When I wrote about Dick pulling me away from the microphone by the back of my dress, remember that we were on a stage. I had to pretend nothing was going on, smile and keep singing. In writing that, I just tried to run the scene as it happened. Yes, in remembering the past we re-experience the good and bad feelings that went along with our experiences. But it’s a fine balance to write about what we feel and to continue the narrative.

There really is no right or wrong way to do this. It’s up to each person writing a memory. I can only say that after reading literally hundreds of memoirs, I discovered early on that the ones that told too many facts, such as “Then I did this, and that made me happy or sad” are the ones that I usually put down unread. People want “story.” If it isn’t a story, it isn’t interesting to people. It’s as simple as that. So…if you are going to work with describing feelings, you have to show how you felt, not tell it.

Jerry: What sort of research did you do for the book?

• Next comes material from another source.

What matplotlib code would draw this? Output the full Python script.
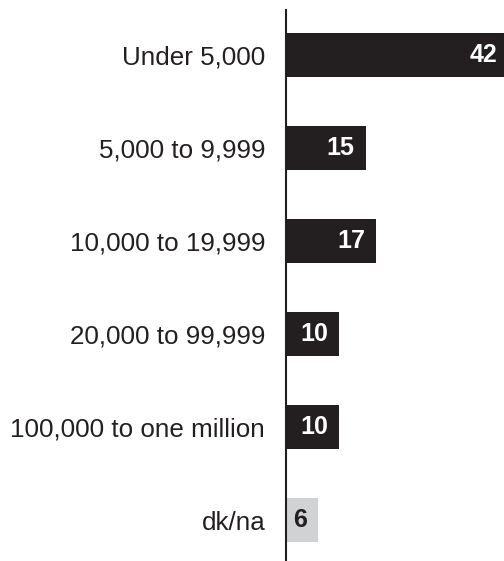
import matplotlib
matplotlib.use("Agg")
import matplotlib.pyplot as plt

categories = ["Under 5,000", "5,000 to 9,999", "10,000 to 19,999",
              "20,000 to 99,999", "100,000 to one million", "dk/na"]
values = [42, 15, 17, 10, 10, 6]
bar_colors = ["#231f20", "#231f20", "#231f20", "#231f20", "#231f20", "#d1d2d4"]
label_colors = ["white", "white", "white", "white", "white", "#231f20"]

plt.rcParams["font.family"] = ["Liberation Sans", "DejaVu Sans"]

W, H = 504, 561
fig = plt.figure(figsize=(W / 100, H / 100), dpi=100)
ax = fig.add_axes([286 / W, 0, (W - 286) / W, 551 / H])

pos = list(range(len(categories)))
ax.barh(pos, values, height=0.473, color=bar_colors, zorder=2)

ax.set_xlim(0, (W - 286) / 5.3)
ax.set_ylim(5.44, -0.484)

for p, v, c in zip(pos, values, label_colors):
    ax.annotate(str(v), xy=(v, p), xytext=(-8, 0), textcoords="offset points",
                ha="right", va="center", fontsize=18, fontweight="bold",
                color=c, zorder=3, annotation_clip=False)

ax.set_yticks(pos)
ax.set_yticklabels(categories, fontsize=18.7, color="#231f20")
ax.tick_params(axis="y", length=0, pad=15)
ax.set_xticks([])

for s in ["top", "right", "bottom"]:
    ax.spines[s].set_visible(False)
ax.spines["left"].set_color("#231f20")
ax.spines["left"].set_linewidth(1.5)
ax.spines["left"].set_zorder(4)

fig.savefig("out.png", dpi=100)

Dee Dee: Sadly, during a move in the late Sixties, my photo album with personal photos I’d taken of Sixties performers vanished. I also lost my book in which I had recorded our itineraries. Trying to pull together the various dates and places was difficult. I researched the internet, old newspapers, read all the memoirs from that period I could get my hands on, anything to discover facts I needed for the book.

Jerry: What was the remembering process like?

Dee Dee: I’m blessed with a good memory. My mother used to tell me I remembered incidents from when I was three years old (I also have a clear memory of dialogue that took place between people). The facts, such as the dates and times things took place, are harder for me to pinpoint.

Jerry: Was there any concern about needing to fill in things you didn’t remember precisely in order to turn it into a real scene?

Dee Dee: Everyone who writes a memoir has to fill in the blanks to keep the narrative going. Obviously, we don’t run around with a tape recorder, recording conversations our entire life. When we write a memoir, we are re-creating scenes as they happened to the best of our ability.

Jerry: In addition to writing the book, did you reach out to share your story in other venues (public speaking, 60’s nostalgia groups, or article or story writing)? If so how did that go?

Dee Dee: Eventually, after Vinyl Highway was released, I started doing book readings at book stores. I’ve also read at book festivals. I’ve talked on numerous radio shows and still do so, both am and fm and internet radio. It’s all a great experience.